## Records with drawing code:
+++

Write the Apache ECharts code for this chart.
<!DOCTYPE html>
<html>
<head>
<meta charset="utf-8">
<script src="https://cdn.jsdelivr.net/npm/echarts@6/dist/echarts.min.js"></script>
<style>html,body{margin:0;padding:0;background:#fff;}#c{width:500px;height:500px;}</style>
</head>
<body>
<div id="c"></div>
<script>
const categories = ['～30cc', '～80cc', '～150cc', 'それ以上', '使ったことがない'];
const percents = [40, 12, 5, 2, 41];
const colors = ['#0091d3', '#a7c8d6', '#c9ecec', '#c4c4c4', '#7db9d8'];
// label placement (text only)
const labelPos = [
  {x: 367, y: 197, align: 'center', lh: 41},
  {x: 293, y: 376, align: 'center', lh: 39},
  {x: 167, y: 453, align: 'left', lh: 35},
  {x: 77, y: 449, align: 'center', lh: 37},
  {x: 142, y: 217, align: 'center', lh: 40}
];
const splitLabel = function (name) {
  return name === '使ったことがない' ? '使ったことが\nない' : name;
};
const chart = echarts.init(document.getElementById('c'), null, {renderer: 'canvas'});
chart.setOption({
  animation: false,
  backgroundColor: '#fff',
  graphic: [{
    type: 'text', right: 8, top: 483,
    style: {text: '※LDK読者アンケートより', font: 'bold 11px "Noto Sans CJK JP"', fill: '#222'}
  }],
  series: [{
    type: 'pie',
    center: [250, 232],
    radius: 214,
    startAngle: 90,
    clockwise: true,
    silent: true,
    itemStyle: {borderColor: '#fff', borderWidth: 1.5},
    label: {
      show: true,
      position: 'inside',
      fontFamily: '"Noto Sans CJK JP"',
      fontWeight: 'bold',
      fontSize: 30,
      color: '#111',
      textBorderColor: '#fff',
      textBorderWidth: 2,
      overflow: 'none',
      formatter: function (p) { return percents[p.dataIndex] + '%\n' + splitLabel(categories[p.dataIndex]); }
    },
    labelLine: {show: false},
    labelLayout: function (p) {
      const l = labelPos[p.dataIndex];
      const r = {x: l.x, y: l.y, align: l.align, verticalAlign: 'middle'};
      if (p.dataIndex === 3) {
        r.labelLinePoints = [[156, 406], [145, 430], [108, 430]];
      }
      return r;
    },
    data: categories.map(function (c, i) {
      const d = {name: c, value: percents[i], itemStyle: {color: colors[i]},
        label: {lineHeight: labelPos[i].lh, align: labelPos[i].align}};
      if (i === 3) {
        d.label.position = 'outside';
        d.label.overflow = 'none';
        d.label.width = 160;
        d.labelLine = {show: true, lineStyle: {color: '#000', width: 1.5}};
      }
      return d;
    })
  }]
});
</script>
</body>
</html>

+++

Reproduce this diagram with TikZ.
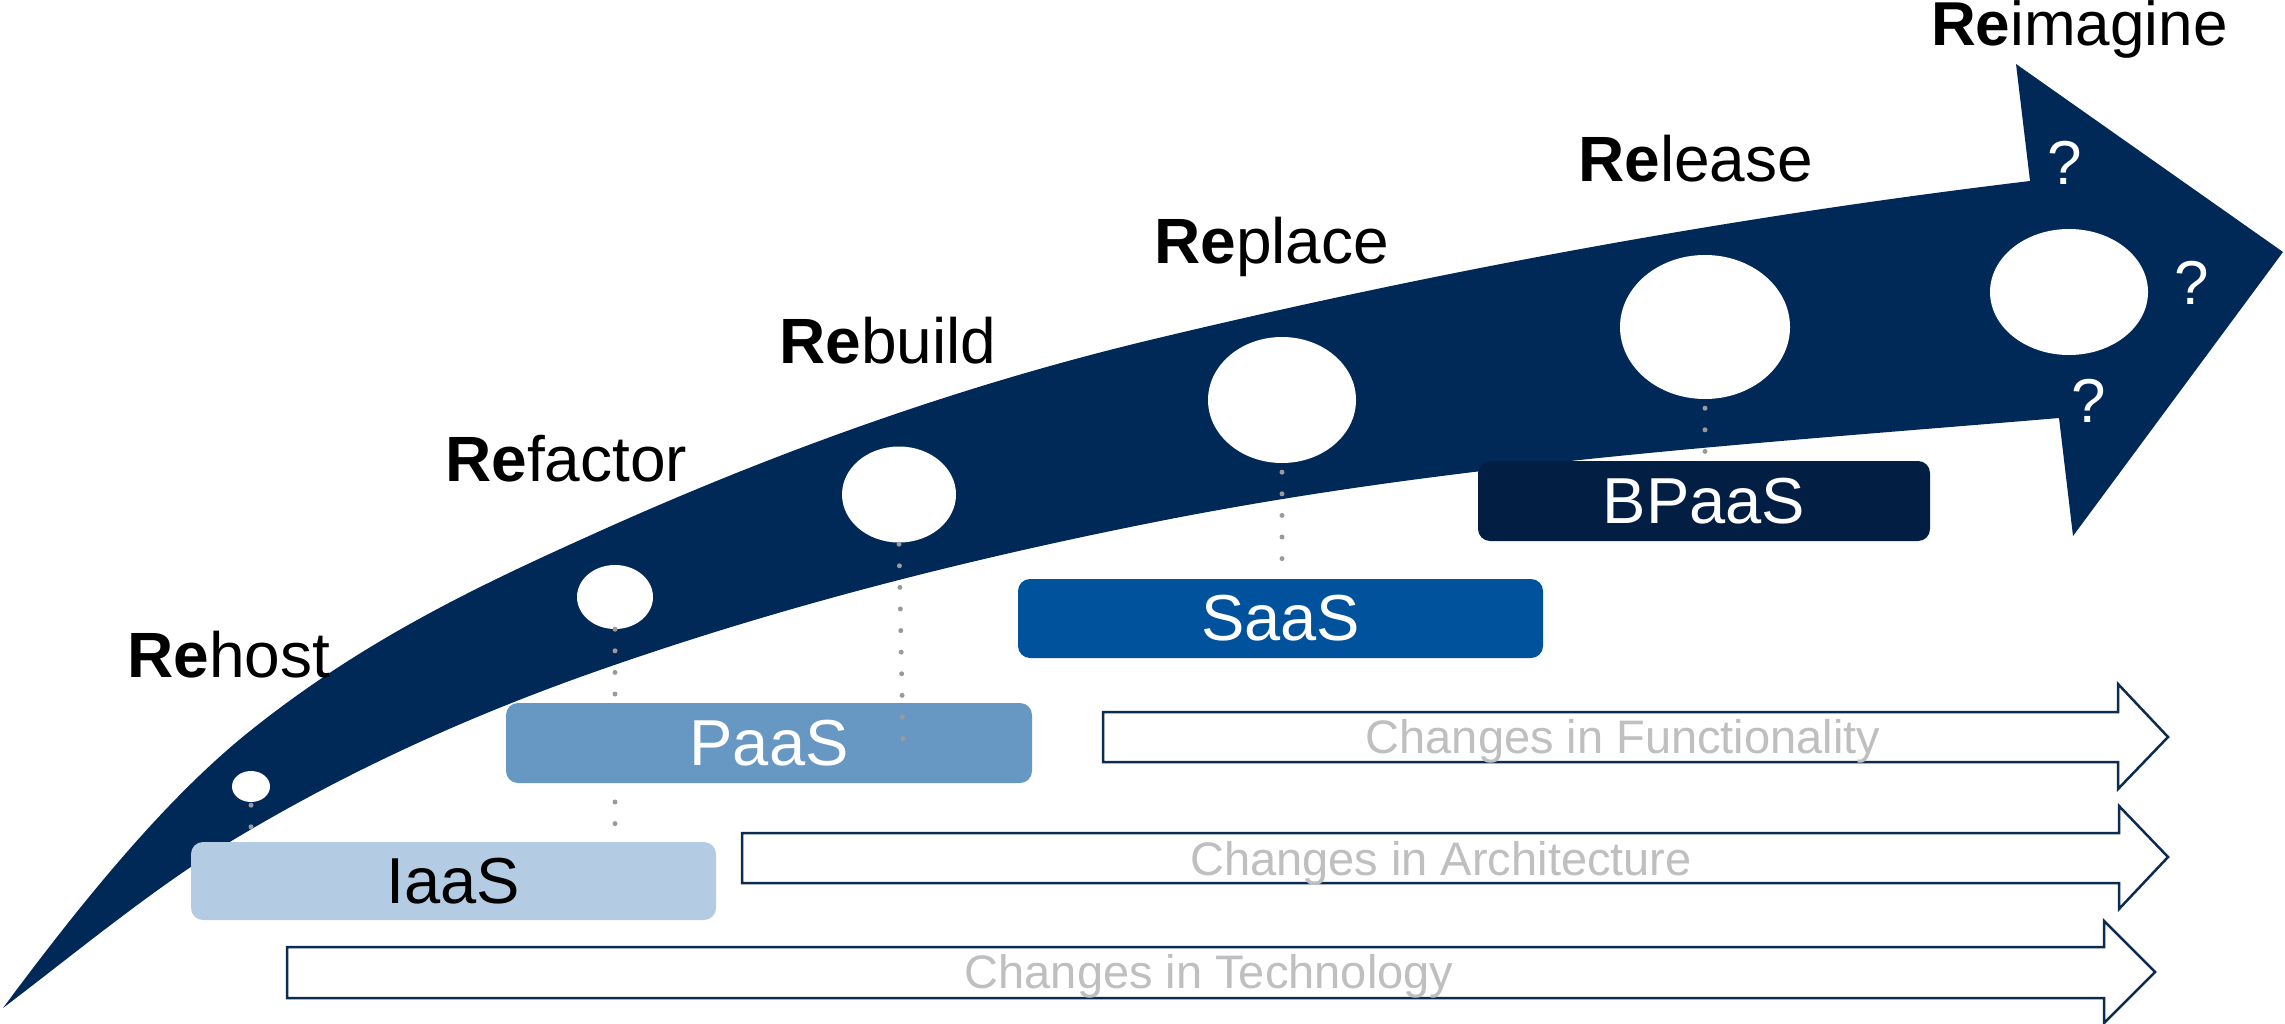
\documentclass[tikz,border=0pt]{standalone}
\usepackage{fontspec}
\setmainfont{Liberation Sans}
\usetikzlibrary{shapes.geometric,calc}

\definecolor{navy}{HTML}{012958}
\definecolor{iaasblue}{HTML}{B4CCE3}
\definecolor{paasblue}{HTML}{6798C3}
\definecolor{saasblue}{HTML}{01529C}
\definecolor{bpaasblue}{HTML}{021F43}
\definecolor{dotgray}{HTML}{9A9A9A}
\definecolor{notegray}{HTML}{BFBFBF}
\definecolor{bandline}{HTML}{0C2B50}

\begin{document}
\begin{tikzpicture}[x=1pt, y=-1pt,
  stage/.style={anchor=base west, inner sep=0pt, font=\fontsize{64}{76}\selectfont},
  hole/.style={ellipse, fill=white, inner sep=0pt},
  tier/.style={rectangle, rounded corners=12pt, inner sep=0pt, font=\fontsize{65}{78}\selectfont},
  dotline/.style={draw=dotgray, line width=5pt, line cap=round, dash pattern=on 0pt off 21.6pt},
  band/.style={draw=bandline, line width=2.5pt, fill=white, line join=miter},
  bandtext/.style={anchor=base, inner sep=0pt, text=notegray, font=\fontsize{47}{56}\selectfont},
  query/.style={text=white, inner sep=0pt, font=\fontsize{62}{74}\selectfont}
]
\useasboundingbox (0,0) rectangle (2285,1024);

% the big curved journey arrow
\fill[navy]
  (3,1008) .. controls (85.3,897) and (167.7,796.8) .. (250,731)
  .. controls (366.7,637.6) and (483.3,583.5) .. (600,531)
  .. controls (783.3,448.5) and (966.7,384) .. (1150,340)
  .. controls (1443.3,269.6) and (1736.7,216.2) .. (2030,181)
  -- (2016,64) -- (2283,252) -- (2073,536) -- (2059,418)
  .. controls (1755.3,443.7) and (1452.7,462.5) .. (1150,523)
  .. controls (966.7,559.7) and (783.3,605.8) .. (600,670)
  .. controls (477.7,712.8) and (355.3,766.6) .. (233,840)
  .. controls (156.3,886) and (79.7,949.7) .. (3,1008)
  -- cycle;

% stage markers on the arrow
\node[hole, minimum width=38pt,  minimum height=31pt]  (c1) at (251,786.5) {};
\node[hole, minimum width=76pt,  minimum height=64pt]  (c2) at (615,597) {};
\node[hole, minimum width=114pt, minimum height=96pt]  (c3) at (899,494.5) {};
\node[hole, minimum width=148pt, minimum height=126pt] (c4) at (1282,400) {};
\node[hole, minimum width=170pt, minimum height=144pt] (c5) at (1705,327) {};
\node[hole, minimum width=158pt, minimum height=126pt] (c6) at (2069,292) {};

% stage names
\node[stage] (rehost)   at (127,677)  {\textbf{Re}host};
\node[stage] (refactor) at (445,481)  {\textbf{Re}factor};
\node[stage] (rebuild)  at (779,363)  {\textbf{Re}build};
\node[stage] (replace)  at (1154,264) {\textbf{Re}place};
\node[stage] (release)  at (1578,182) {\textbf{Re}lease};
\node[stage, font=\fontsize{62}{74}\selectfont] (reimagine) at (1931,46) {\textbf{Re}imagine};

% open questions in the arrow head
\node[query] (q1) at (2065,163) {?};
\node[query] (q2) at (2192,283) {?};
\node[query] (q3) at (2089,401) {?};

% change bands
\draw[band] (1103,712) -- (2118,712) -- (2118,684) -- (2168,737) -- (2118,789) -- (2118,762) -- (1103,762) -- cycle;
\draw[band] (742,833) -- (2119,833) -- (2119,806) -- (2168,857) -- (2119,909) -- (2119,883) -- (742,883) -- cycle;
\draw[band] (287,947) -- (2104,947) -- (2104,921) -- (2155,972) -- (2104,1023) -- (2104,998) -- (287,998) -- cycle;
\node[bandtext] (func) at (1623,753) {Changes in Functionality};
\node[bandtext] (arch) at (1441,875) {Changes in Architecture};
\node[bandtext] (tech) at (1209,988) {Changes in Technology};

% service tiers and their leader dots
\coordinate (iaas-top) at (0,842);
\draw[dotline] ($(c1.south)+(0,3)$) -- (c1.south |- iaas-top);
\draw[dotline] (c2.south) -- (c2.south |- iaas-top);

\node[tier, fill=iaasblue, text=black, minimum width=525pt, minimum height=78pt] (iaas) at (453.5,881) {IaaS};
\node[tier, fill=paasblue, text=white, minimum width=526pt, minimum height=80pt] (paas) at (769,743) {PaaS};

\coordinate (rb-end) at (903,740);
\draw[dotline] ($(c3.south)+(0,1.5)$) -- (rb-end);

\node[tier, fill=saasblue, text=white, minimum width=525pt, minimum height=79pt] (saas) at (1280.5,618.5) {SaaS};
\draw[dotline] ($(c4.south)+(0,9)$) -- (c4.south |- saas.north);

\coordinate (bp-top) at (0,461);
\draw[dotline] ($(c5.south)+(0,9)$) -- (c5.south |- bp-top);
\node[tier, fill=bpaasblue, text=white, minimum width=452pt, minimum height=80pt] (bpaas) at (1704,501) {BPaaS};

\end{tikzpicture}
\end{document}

+++

## WHAT IS EXPECTED:
Each line in the data that holds the string "this" should be found and copied.

## FINAL ANSWER:
Write the Apache ECharts code for this chart.
Reproduce this diagram with TikZ.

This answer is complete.